Dalam UUPA, asas pemisahan horizontal dikarenakan adanya pemisahan antara tanah dan bangunan yang berdiri di atasnya dan bahwa hak kepemilikan atas tanah tidak serta merta meliputi hak atas bangunan yang berada di atas tanah tersebut karena bangunan berada dalam kepemilikan si pembangun bangunan tersebut. Dalam hukum adat, dimana dalam hukum adat lebih menekankan bahwa bangunan, tanaman, dan benda - benda bersifat ekonomis lainnya yang ada di atas tanah bukanlah merupakan bagian dari tanah. Dengan kata lain, kepemilikan atas tanah tidak meliputi kepemilikan atas bangunan diatasnya, bangunan berada di bawah kepemilikan pihak yang membangun bangunan tersebut.
Asas pemisahan horizontal dapat ditemukan dalam Pasal 44 ayat 1 UUPA dimana penerapan asas tersebut biasanya dalam hal hak sewa untuk bangunan. Hal ini terjadi apabila orang atau badan hukum menyewa tanah kosong yang merupakan Hak Milik orang lain untuk mendirikan bangunan dengan membayar sejumlah uang dalam bentuk sewa yang memiliki jangka waktu tertentu yang disepakati oleh kedua belah pihak yang bersangkutan. Pemisahan yang dimaksud ialah antar pemilik bangunan diatas tanah tersebut yang sebagai penyewa tanah dan dimana tanah yang atasnya dibangun sebuah bangunan adalah milik yang pemilik tanah, maka dapat disimpulkan bangunan adalah milik penyewa tanag akan tetapi bangunan tersebut belum tentu juga milik sang pemilik tanah.
Dalam asas pemisahan horizontal atau secara singkatnya asas pemisahan hak kepemilikan primer dan sekunder, dimana jika ada suatu kesepakatan yaitu pemilik tanah yang menyewakan tanahnya kepada seseorang kemudian orang tersebut mendirikan suatu bangunan adalah pemilik sekunder. Ketika bersangkutan dengan adanya asas pelekatan, pada masa waktu persewaan tanah tersebut selesai lalu pemegang hak primer ingin mengusahakan yanah tersebut secara pribadi sementara ada sebuah bangunan yang berdiri diatasnya. Maka dengan begitu pemilik tanah berhak melakukan apapun terhadap tanah yang dimilikinya selagi tidak melanggar hukum akan tetapi pilihan yang dapat dibuat atau didirikan bangunan apa diatasnya menjadi sangat terbatas. Disisi lain jika pada saat perjanjian tidak terdapat perjanjian khusus yang memuat tentang banguna di atasnya setelah masa sewa berakhir, maka menjadi keuntungan bagi pemilik primer dikarenakan sudah ada banguna tinggal memperbaiki sesuai kebutuhan pemilik primer. Akan tetapi di sisi lain akan muncul ketidakadilan terhadap pemegang hak sekunder sebab dapat dikatakan dia membangun bangunan denga susah payah akan tetapi pada akhirnya tetap harus kehilangan haknya.

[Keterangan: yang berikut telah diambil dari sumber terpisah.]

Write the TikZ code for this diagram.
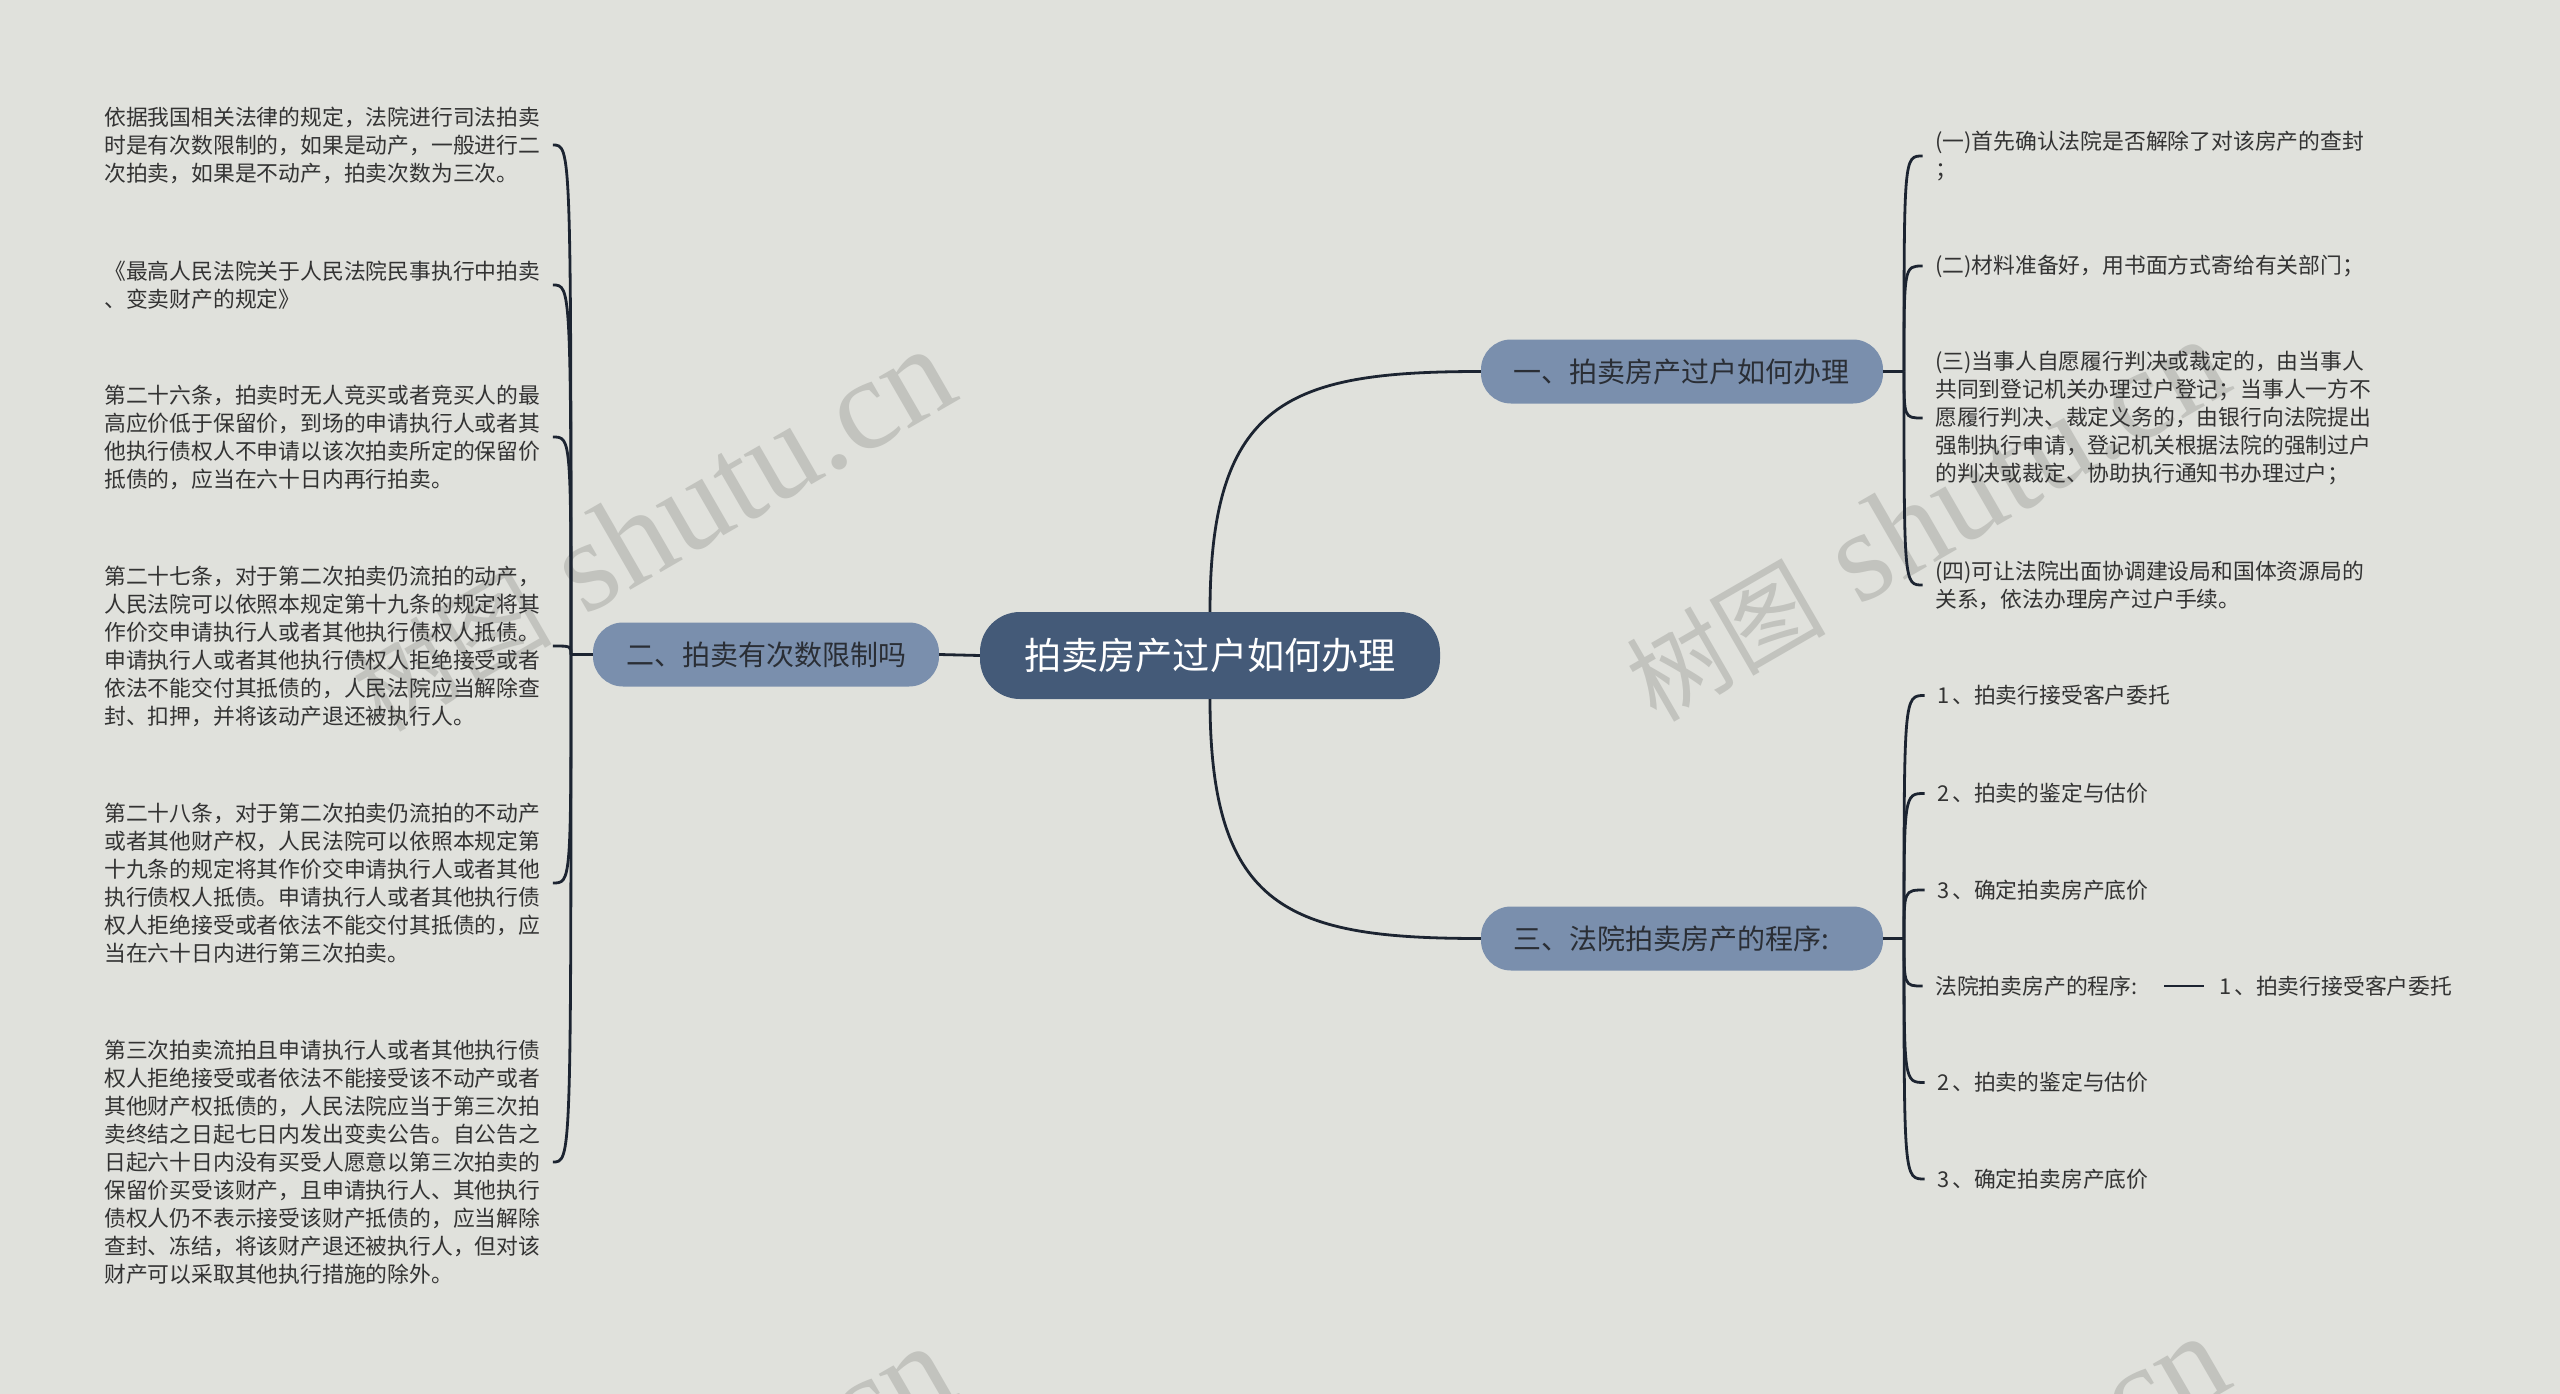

Dengan adanya asas pemisahan horizontal, setiap orang yang berkehendak untuk mendirikan suatu bangunan wajib memiliki status kepemilikan nahan yang jelas, akan tetapi apa bila orang tersebut tidak memiliki lahan tanah untuk membangun maka dapat membangun di tanah milik orang lain, baik berupa sewa ataupun lainnya yang terpenting adanya syarat dan perjanjian kedua belah pihak yang sesuai ketentuan yang ada serta tidak melanggar hukum positif.